The Abyss easily hits the 2 hours + running time and I don’t want to spend anymore time on recapping since many reading already know the story and for those who have never seen it will be pleasantly surprised. Cameron excels at tension and The Abyss is full of it. Cameron builds it very slowly and intentionally. He throws in some doses of wit, wonder and astonishment. For example the early CGI rendering of the “Alien Water Tentacle” is just jaw dropping to watch as it makes it’s way from the ocean through the Moon Pool and throughout the confining corridors of the underwater rig. It makes it way right to Lindsey and Bud. There is a quiet and wonderous moment between it and Lindsey. She touches it and finds out that it’s salt water.

The Aliens can manipulate the water and use it as a sort of “Water Cam” to check things out. Coffey sees it and goes ballistic. The Water Being sees the nukes that he’s been hiding and then the cat’s outta of the bag.  Coffey eventually arms the nuke and uses an ROV to send it to the NTI’s. Cameron gives us some well placed drama like Lindsey’s intentional drowning and resurrection. A great fight scene with Bud and Coffey and my favorite the submersible battle between Coffey, Bud and Lindsey. It’s a breathtaking sequence that does not disappoint. It’s so exciting that even at the conclusion where Coffey faces his demise we actually feel sorry for him. Coffey, despite his sickness, was just carrying out his orders. But damn he did give us our money’s worth. Biehn is taut, physical and has a twisted gleam in his eye that lasts the whole movie.

The Abyss has plenty of subtext and on different levels, some that aren’t so obvious, Cameron conveys some Cold War sensibilities.
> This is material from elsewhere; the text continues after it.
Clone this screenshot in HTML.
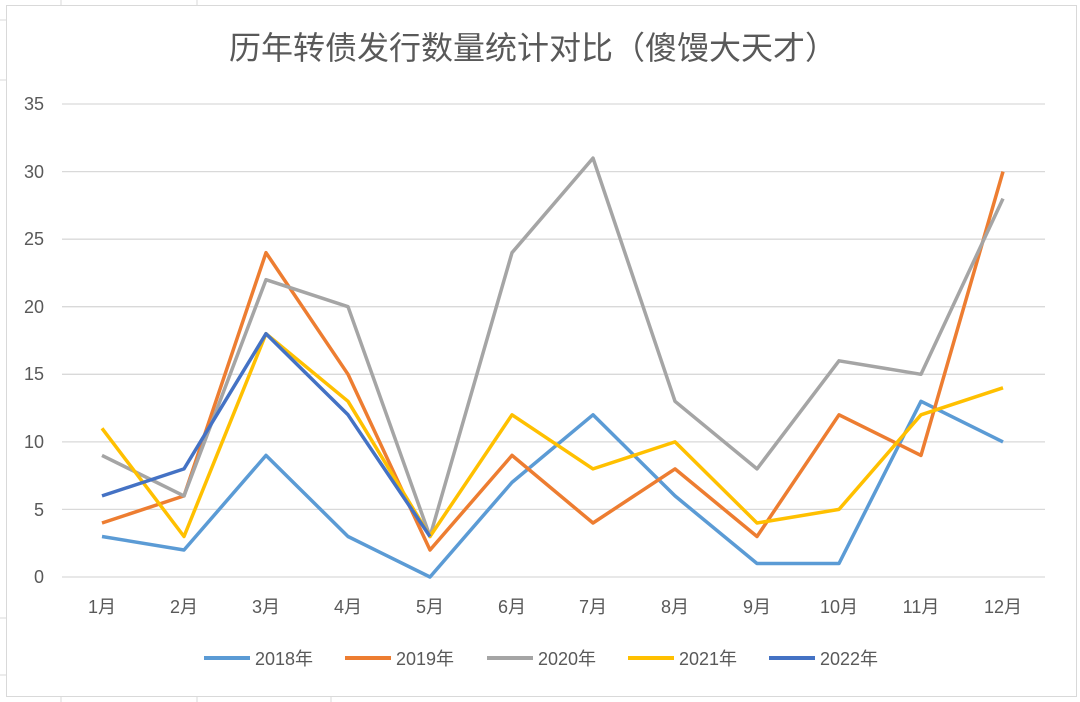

I’m reminded of “The Day The Earth Stood Still” In the expanded edition Bud listens closely as the aliens shelter him and show him through news footage that if we keep up with our self destructive ways we will be eliminated Klatuu style. Cameron conjures up a huge sea wall that towers over the US coast but never spills over. Cool stuff like that. Eventually, after Bud dives into The Abyss (using US Navy technology in order to survive the pressure) he disarms the nuke and the aliens decide to reveal themselves in order to re-unite Bud and his estranged Wife.

They reconcile after Lindsey almost dies. The ending feels a bit rushed and everything ties up too neatly but what a damn ride The Abyss is. It hold up really well and provides us with some spectacular drama, tension and incredible performances from the leads. I personally enjoyed Kimberly Scott as “One Night” who steals every scene she’s in and in the extended cut sings an old country/western tune and shows off her lungs. The late, great Leo Burmester (Broadcast News) is just awesome as the down to earth and lovable “Catfish.”  Despite, not being the most original type of “alien first contact” sci fi, Cameron delivers on all levels. Sets, Effects and Music are all spot on here. Given some hazardous filming situations (like near drowning) everyone pulls through in bringing us a classic Underwater Adventure with a great message that comes from great science fiction lineage. Enjoy!